#### [WHAT NEEDS TO BE DONE]
Copy out the listing exactly.

#### [DATA LINES]
☆ ☆ ☆ ☆ ☆
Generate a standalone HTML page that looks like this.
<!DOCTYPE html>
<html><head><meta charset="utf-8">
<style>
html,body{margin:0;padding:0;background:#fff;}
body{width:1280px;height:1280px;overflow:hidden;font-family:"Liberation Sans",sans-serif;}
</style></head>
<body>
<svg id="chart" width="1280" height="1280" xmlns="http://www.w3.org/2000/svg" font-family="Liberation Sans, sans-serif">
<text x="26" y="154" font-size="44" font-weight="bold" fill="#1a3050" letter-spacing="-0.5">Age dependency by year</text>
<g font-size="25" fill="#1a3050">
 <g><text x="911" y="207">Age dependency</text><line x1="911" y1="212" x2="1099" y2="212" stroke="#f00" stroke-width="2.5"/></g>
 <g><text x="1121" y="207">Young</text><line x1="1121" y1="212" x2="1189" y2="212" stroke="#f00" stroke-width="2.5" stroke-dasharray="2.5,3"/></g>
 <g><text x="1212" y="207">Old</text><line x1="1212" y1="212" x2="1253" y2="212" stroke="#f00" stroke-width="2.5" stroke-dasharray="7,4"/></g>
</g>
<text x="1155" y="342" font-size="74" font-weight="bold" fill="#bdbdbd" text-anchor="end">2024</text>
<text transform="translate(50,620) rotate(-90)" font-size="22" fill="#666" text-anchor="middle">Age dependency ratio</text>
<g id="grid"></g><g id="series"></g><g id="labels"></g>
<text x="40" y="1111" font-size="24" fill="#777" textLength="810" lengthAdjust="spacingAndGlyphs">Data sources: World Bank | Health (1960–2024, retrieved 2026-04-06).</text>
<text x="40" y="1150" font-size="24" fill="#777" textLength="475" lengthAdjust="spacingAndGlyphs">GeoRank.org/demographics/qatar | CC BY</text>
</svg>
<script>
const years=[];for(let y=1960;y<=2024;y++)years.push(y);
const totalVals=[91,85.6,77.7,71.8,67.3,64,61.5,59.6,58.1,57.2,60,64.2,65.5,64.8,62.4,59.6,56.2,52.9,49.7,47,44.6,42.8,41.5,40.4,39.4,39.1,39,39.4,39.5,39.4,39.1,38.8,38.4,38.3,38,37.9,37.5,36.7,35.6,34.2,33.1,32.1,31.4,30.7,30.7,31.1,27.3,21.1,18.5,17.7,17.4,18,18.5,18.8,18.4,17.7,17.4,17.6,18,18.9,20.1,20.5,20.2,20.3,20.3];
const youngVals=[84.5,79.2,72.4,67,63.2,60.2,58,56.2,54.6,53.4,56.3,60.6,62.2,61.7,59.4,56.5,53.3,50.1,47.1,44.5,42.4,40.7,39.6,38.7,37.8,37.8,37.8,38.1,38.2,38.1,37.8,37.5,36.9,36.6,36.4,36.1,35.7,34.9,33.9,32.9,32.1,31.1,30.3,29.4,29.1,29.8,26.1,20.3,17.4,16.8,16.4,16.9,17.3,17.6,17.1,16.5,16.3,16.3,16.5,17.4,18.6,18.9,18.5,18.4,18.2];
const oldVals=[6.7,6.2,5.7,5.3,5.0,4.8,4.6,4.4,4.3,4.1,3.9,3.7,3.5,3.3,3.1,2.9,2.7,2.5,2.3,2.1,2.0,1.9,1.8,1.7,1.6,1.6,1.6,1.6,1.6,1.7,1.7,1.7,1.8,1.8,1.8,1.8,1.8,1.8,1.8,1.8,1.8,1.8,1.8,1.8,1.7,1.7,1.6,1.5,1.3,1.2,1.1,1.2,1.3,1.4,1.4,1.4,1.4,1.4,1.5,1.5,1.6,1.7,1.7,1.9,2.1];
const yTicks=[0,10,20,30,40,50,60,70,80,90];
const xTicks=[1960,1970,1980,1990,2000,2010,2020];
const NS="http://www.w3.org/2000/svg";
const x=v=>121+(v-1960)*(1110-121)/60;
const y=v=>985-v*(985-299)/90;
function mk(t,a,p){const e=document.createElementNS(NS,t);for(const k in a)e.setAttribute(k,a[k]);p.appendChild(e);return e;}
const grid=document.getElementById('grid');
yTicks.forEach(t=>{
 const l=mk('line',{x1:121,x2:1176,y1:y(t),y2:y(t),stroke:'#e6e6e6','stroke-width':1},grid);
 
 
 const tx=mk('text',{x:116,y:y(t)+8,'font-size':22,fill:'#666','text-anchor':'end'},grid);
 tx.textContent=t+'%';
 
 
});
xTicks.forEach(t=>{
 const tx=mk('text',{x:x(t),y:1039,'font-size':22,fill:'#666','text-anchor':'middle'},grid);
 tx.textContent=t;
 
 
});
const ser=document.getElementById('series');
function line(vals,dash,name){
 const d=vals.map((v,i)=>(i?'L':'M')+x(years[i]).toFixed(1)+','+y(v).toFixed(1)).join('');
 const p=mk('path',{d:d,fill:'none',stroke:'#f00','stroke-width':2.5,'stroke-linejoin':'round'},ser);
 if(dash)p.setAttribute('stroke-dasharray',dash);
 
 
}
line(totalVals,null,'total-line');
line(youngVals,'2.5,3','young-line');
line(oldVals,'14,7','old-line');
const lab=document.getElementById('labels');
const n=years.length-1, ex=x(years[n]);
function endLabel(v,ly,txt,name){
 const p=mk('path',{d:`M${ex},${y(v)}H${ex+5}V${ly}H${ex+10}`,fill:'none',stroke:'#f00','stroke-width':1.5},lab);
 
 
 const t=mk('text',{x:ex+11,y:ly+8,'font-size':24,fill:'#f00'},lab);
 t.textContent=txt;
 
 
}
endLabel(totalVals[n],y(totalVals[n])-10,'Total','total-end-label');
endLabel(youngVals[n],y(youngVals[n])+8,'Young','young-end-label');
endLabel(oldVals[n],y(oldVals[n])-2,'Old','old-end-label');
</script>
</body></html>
☆ ☆ ☆ ☆ ☆
#### [ANSWER TO THIS TASK]
Generate a standalone HTML page that looks like this.
<!DOCTYPE html>
<html><head><meta charset="utf-8">
<style>
html,body{margin:0;padding:0;background:#fff;}
body{width:1280px;height:1280px;overflow:hidden;font-family:"Liberation Sans",sans-serif;}
</style></head>
<body>
<svg id="chart" width="1280" height="1280" xmlns="http://www.w3.org/2000/svg" font-family="Liberation Sans, sans-serif">
<text x="26" y="154" font-size="44" font-weight="bold" fill="#1a3050" letter-spacing="-0.5">Age dependency by year</text>
<g font-size="25" fill="#1a3050">
 <g><text x="911" y="207">Age dependency</text><line x1="911" y1="212" x2="1099" y2="212" stroke="#f00" stroke-width="2.5"/></g>
 <g><text x="1121" y="207">Young</text><line x1="1121" y1="212" x2="1189" y2="212" stroke="#f00" stroke-width="2.5" stroke-dasharray="2.5,3"/></g>
 <g><text x="1212" y="207">Old</text><line x1="1212" y1="212" x2="1253" y2="212" stroke="#f00" stroke-width="2.5" stroke-dasharray="7,4"/></g>
</g>
<text x="1155" y="342" font-size="74" font-weight="bold" fill="#bdbdbd" text-anchor="end">2024</text>
<text transform="translate(50,620) rotate(-90)" font-size="22" fill="#666" text-anchor="middle">Age dependency ratio</text>
<g id="grid"></g><g id="series"></g><g id="labels"></g>
<text x="40" y="1111" font-size="24" fill="#777" textLength="810" lengthAdjust="spacingAndGlyphs">Data sources: World Bank | Health (1960–2024, retrieved 2026-04-06).</text>
<text x="40" y="1150" font-size="24" fill="#777" textLength="475" lengthAdjust="spacingAndGlyphs">GeoRank.org/demographics/qatar | CC BY</text>
</svg>
<script>
const years=[];for(let y=1960;y<=2024;y++)years.push(y);
const totalVals=[91,85.6,77.7,71.8,67.3,64,61.5,59.6,58.1,57.2,60,64.2,65.5,64.8,62.4,59.6,56.2,52.9,49.7,47,44.6,42.8,41.5,40.4,39.4,39.1,39,39.4,39.5,39.4,39.1,38.8,38.4,38.3,38,37.9,37.5,36.7,35.6,34.2,33.1,32.1,31.4,30.7,30.7,31.1,27.3,21.1,18.5,17.7,17.4,18,18.5,18.8,18.4,17.7,17.4,17.6,18,18.9,20.1,20.5,20.2,20.3,20.3];
const youngVals=[84.5,79.2,72.4,67,63.2,60.2,58,56.2,54.6,53.4,56.3,60.6,62.2,61.7,59.4,56.5,53.3,50.1,47.1,44.5,42.4,40.7,39.6,38.7,37.8,37.8,37.8,38.1,38.2,38.1,37.8,37.5,36.9,36.6,36.4,36.1,35.7,34.9,33.9,32.9,32.1,31.1,30.3,29.4,29.1,29.8,26.1,20.3,17.4,16.8,16.4,16.9,17.3,17.6,17.1,16.5,16.3,16.3,16.5,17.4,18.6,18.9,18.5,18.4,18.2];
const oldVals=[6.7,6.2,5.7,5.3,5.0,4.8,4.6,4.4,4.3,4.1,3.9,3.7,3.5,3.3,3.1,2.9,2.7,2.5,2.3,2.1,2.0,1.9,1.8,1.7,1.6,1.6,1.6,1.6,1.6,1.7,1.7,1.7,1.8,1.8,1.8,1.8,1.8,1.8,1.8,1.8,1.8,1.8,1.8,1.8,1.7,1.7,1.6,1.5,1.3,1.2,1.1,1.2,1.3,1.4,1.4,1.4,1.4,1.4,1.5,1.5,1.6,1.7,1.7,1.9,2.1];
const yTicks=[0,10,20,30,40,50,60,70,80,90];
const xTicks=[1960,1970,1980,1990,2000,2010,2020];
const NS="http://www.w3.org/2000/svg";
const x=v=>121+(v-1960)*(1110-121)/60;
const y=v=>985-v*(985-299)/90;
function mk(t,a,p){const e=document.createElementNS(NS,t);for(const k in a)e.setAttribute(k,a[k]);p.appendChild(e);return e;}
const grid=document.getElementById('grid');
yTicks.forEach(t=>{
 const l=mk('line',{x1:121,x2:1176,y1:y(t),y2:y(t),stroke:'#e6e6e6','stroke-width':1},grid);
 
 
 const tx=mk('text',{x:116,y:y(t)+8,'font-size':22,fill:'#666','text-anchor':'end'},grid);
 tx.textContent=t+'%';
 
 
});
xTicks.forEach(t=>{
 const tx=mk('text',{x:x(t),y:1039,'font-size':22,fill:'#666','text-anchor':'middle'},grid);
 tx.textContent=t;
 
 
});
const ser=document.getElementById('series');
function line(vals,dash,name){
 const d=vals.map((v,i)=>(i?'L':'M')+x(years[i]).toFixed(1)+','+y(v).toFixed(1)).join('');
 const p=mk('path',{d:d,fill:'none',stroke:'#f00','stroke-width':2.5,'stroke-linejoin':'round'},ser);
 if(dash)p.setAttribute('stroke-dasharray',dash);
 
 
}
line(totalVals,null,'total-line');
line(youngVals,'2.5,3','young-line');
line(oldVals,'14,7','old-line');
const lab=document.getElementById('labels');
const n=years.length-1, ex=x(years[n]);
function endLabel(v,ly,txt,name){
 const p=mk('path',{d:`M${ex},${y(v)}H${ex+5}V${ly}H${ex+10}`,fill:'none',stroke:'#f00','stroke-width':1.5},lab);
 
 
 const t=mk('text',{x:ex+11,y:ly+8,'font-size':24,fill:'#f00'},lab);
 t.textContent=txt;
 
 
}
endLabel(totalVals[n],y(totalVals[n])-10,'Total','total-end-label');
endLabel(youngVals[n],y(youngVals[n])+8,'Young','young-end-label');
endLabel(oldVals[n],y(oldVals[n])-2,'Old','old-end-label');
</script>
</body></html>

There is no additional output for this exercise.